Some of the original clocks are still running in the very farmhouses where Eli Terry succeeded in selling them, and where they have ticked off the minutes of American history since the days of Adams and Jefferson. They were truly remarkable clocks, in spite of the fact that their works were cut out of hard wood with country tools, and put together by a carpenter.
The first American clocks were made of wood, and most of the early clockmakers were at first carpenters. We have seen clockmakers developing from priests and astronomers and blacksmiths and locksmiths and jewelers; but here is a new gateway to the trade. This came about naturally enough in a country where the cheapest and most plentiful material was wood, and where the carpenter and joiner was accustomed to constructing every possible thing of it. Eli Terry of Connecticut was one of the best known of these early New England craftsmen. He was born in East Windsor, just a few years before the Revolution. By the time that he was twenty, he had made a few clocks, cutting the wheels out of hard wood with saw and file, and making wooden hands, dials, and cases. Then he moved to Plymouth, not far from Waterbury, and set up a small shop where he employed several workmen. They would make a dozen or two at a time, entirely by hand. Then Terry would take these out and sell them, sometimes as far as the "new country" across the New York state line.
It took a long time to make a clock in this way, even for fingers that were as clever as Terry's, and it is no wonder that he was compelled to charge from twenty to forty dollars apiece, a sum, which, by-the-way, would be equal to at least four times as much to-day according to the difference in the purchasing power of money. We must remember, too, that a family then bought its clock as it bought a wagon or a spinning-wheel, almost as a man buys his house to-day. Certainly it was a far more important transaction relatively than the purchase of a motor-car.

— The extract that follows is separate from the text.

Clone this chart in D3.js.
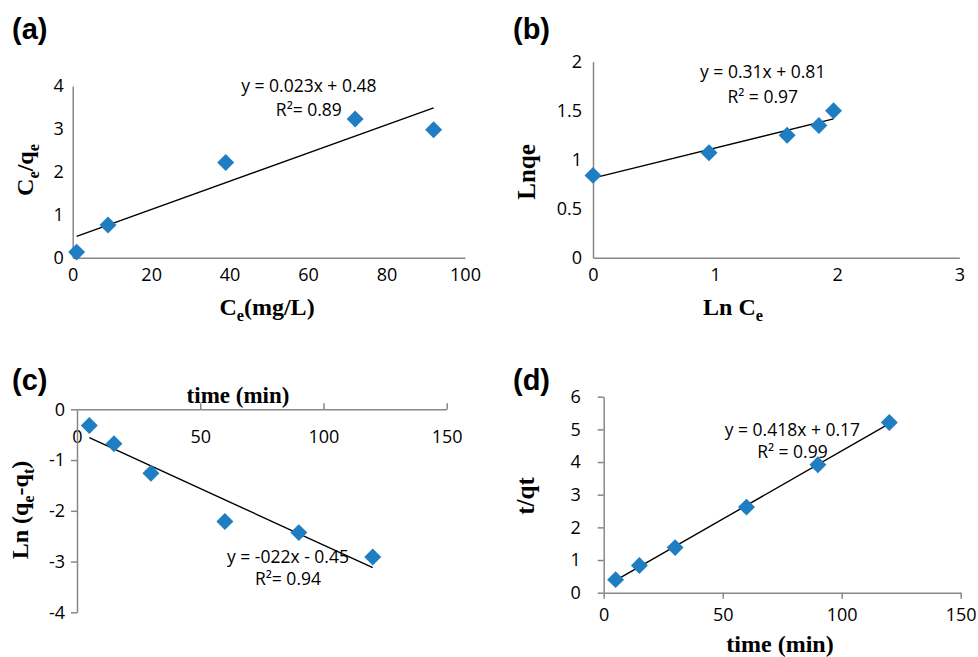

Probably, if one could have overheard some of these roadside clock-sales it would have been noted that the bargaining was not all upon one side, for there was not a great deal of money in circulation, and people were very apt to "swap." Likely as not, Terry would have to take his payment in lumber, in clothing, or in some other commodity and these, in turn, he would dispose of when an opportunity presented itself. This was more or less the type of the old horseback Yankee trader of the days when men still remembered the Revolutionary War. These were the days when a man who produced some one thing might be forced, in order to realize on its value, to trade it for almost anything else.
When we think of the early American timepiece, we generally picture to ourselves the so-called "Grandfather's Clock," the kind with the tall case which Longfellow wrote about as standing on a turning in the stair and ticking away: "Forever!" "Never!" "Never!" "Forever!" as it marked the passage of the years. But Eli Terry, the first of all American clock-makers, could not well carry such a big contrivance with him on his horseback trips; therefore, while he made the works for these clocks, he left it for other people to construct the cases; the clocks which he sold complete were those which could stand upon a shelf or hang upon the wall.
After a time, his orders increased to a point where he felt justified in moving into an old water-power mill and rigging machinery to do some parts of the work. Thus we find machinery used in American clock-making almost from the beginning of the industry. Terry thus was a real manufacturer; he had grasped the importance of machine production in contrast to hand-craftsmanship.
The move paid; it cut the cost of making nearly in half and greatly increased the output. He now could afford to sell his clocks more cheaply, and the business grew at once. After a while he began to make clocks in lots of one or two hundred and then, indeed, his neighbors shook their heads gravely.
"You are losing your mind, Eli," they told him, in solemn warning. "The first thing you know, the country will be so full of clocks that there will be no market for them. You are getting reckless and ruining your business."
But Eli Terry followed his own judgment instead of that of the croakers; before he died he was making ten or twelve thousand clocks in a year and was selling them too. They brought him a fortune.
Thus was the industry of making timepieces born in America. It began in New England, which is still the chief center of manufacture, and it began with clocks, not watches, for the simple reason that in those days, a watch was a luxury whereas a clock was a necessity. Like the watch industry in Switzerland, American clock-making was an active business from the start, and, as we have seen, the man with whom it started was a typically Yankee combination of ingenious mind, skilful fingers, and a knack for business.